++++ Source material ++++

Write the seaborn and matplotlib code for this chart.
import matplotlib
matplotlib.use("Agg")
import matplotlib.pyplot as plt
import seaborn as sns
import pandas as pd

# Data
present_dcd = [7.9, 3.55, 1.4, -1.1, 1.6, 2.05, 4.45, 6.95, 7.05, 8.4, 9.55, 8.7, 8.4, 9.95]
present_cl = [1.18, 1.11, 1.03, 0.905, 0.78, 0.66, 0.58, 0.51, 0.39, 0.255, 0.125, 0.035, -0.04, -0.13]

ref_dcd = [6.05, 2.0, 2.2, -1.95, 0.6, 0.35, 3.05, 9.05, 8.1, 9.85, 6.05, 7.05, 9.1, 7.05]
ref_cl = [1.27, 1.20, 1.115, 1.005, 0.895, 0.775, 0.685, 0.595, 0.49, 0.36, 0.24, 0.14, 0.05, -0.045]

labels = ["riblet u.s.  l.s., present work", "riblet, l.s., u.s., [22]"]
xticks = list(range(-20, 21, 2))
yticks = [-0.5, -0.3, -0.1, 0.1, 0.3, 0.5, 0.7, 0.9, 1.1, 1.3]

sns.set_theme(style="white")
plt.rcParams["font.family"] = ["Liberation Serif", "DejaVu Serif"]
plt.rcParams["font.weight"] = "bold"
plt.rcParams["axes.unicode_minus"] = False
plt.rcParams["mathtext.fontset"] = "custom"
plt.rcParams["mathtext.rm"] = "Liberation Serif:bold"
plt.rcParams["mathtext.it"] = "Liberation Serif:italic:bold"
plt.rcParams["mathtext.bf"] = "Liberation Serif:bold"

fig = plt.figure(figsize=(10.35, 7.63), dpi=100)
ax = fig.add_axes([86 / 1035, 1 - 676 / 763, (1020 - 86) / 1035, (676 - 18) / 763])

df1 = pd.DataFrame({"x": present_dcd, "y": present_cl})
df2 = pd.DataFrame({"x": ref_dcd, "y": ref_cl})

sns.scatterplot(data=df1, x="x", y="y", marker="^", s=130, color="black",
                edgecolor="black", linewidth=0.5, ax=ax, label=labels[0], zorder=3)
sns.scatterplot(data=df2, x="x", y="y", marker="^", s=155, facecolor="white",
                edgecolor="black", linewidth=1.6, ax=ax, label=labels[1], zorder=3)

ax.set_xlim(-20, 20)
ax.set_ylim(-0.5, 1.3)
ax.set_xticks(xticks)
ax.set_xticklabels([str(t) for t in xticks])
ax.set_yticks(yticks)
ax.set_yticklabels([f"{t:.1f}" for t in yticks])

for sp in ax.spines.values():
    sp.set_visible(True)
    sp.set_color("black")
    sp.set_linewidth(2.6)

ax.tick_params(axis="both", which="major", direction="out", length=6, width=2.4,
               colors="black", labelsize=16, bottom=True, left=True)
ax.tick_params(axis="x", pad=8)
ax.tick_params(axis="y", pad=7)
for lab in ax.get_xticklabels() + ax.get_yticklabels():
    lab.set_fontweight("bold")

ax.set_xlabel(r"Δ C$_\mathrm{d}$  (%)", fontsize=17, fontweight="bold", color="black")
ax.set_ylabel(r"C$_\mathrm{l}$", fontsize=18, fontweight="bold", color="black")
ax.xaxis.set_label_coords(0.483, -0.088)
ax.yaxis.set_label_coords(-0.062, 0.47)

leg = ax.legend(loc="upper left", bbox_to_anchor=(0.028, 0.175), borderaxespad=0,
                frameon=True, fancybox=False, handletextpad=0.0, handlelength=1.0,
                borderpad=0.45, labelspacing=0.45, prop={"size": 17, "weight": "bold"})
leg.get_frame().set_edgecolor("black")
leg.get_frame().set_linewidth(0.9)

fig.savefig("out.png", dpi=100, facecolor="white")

++++

Exercise prompt: Repeat the material above in full, quoting it exactly.

Response to the task:
Write the seaborn and matplotlib code for this chart.
import matplotlib
matplotlib.use("Agg")
import matplotlib.pyplot as plt
import seaborn as sns
import pandas as pd

# Data
present_dcd = [7.9, 3.55, 1.4, -1.1, 1.6, 2.05, 4.45, 6.95, 7.05, 8.4, 9.55, 8.7, 8.4, 9.95]
present_cl = [1.18, 1.11, 1.03, 0.905, 0.78, 0.66, 0.58, 0.51, 0.39, 0.255, 0.125, 0.035, -0.04, -0.13]

ref_dcd = [6.05, 2.0, 2.2, -1.95, 0.6, 0.35, 3.05, 9.05, 8.1, 9.85, 6.05, 7.05, 9.1, 7.05]
ref_cl = [1.27, 1.20, 1.115, 1.005, 0.895, 0.775, 0.685, 0.595, 0.49, 0.36, 0.24, 0.14, 0.05, -0.045]

labels = ["riblet u.s.  l.s., present work", "riblet, l.s., u.s., [22]"]
xticks = list(range(-20, 21, 2))
yticks = [-0.5, -0.3, -0.1, 0.1, 0.3, 0.5, 0.7, 0.9, 1.1, 1.3]

sns.set_theme(style="white")
plt.rcParams["font.family"] = ["Liberation Serif", "DejaVu Serif"]
plt.rcParams["font.weight"] = "bold"
plt.rcParams["axes.unicode_minus"] = False
plt.rcParams["mathtext.fontset"] = "custom"
plt.rcParams["mathtext.rm"] = "Liberation Serif:bold"
plt.rcParams["mathtext.it"] = "Liberation Serif:italic:bold"
plt.rcParams["mathtext.bf"] = "Liberation Serif:bold"

fig = plt.figure(figsize=(10.35, 7.63), dpi=100)
ax = fig.add_axes([86 / 1035, 1 - 676 / 763, (1020 - 86) / 1035, (676 - 18) / 763])

df1 = pd.DataFrame({"x": present_dcd, "y": present_cl})
df2 = pd.DataFrame({"x": ref_dcd, "y": ref_cl})

sns.scatterplot(data=df1, x="x", y="y", marker="^", s=130, color="black",
                edgecolor="black", linewidth=0.5, ax=ax, label=labels[0], zorder=3)
sns.scatterplot(data=df2, x="x", y="y", marker="^", s=155, facecolor="white",
                edgecolor="black", linewidth=1.6, ax=ax, label=labels[1], zorder=3)

ax.set_xlim(-20, 20)
ax.set_ylim(-0.5, 1.3)
ax.set_xticks(xticks)
ax.set_xticklabels([str(t) for t in xticks])
ax.set_yticks(yticks)
ax.set_yticklabels([f"{t:.1f}" for t in yticks])

for sp in ax.spines.values():
    sp.set_visible(True)
    sp.set_color("black")
    sp.set_linewidth(2.6)

ax.tick_params(axis="both", which="major", direction="out", length=6, width=2.4,
               colors="black", labelsize=16, bottom=True, left=True)
ax.tick_params(axis="x", pad=8)
ax.tick_params(axis="y", pad=7)
for lab in ax.get_xticklabels() + ax.get_yticklabels():
    lab.set_fontweight("bold")

ax.set_xlabel(r"Δ C$_\mathrm{d}$  (%)", fontsize=17, fontweight="bold", color="black")
ax.set_ylabel(r"C$_\mathrm{l}$", fontsize=18, fontweight="bold", color="black")
ax.xaxis.set_label_coords(0.483, -0.088)
ax.yaxis.set_label_coords(-0.062, 0.47)

leg = ax.legend(loc="upper left", bbox_to_anchor=(0.028, 0.175), borderaxespad=0,
                frameon=True, fancybox=False, handletextpad=0.0, handlelength=1.0,
                borderpad=0.45, labelspacing=0.45, prop={"size": 17, "weight": "bold"})
leg.get_frame().set_edgecolor("black")
leg.get_frame().set_linewidth(0.9)

fig.savefig("out.png", dpi=100, facecolor="white")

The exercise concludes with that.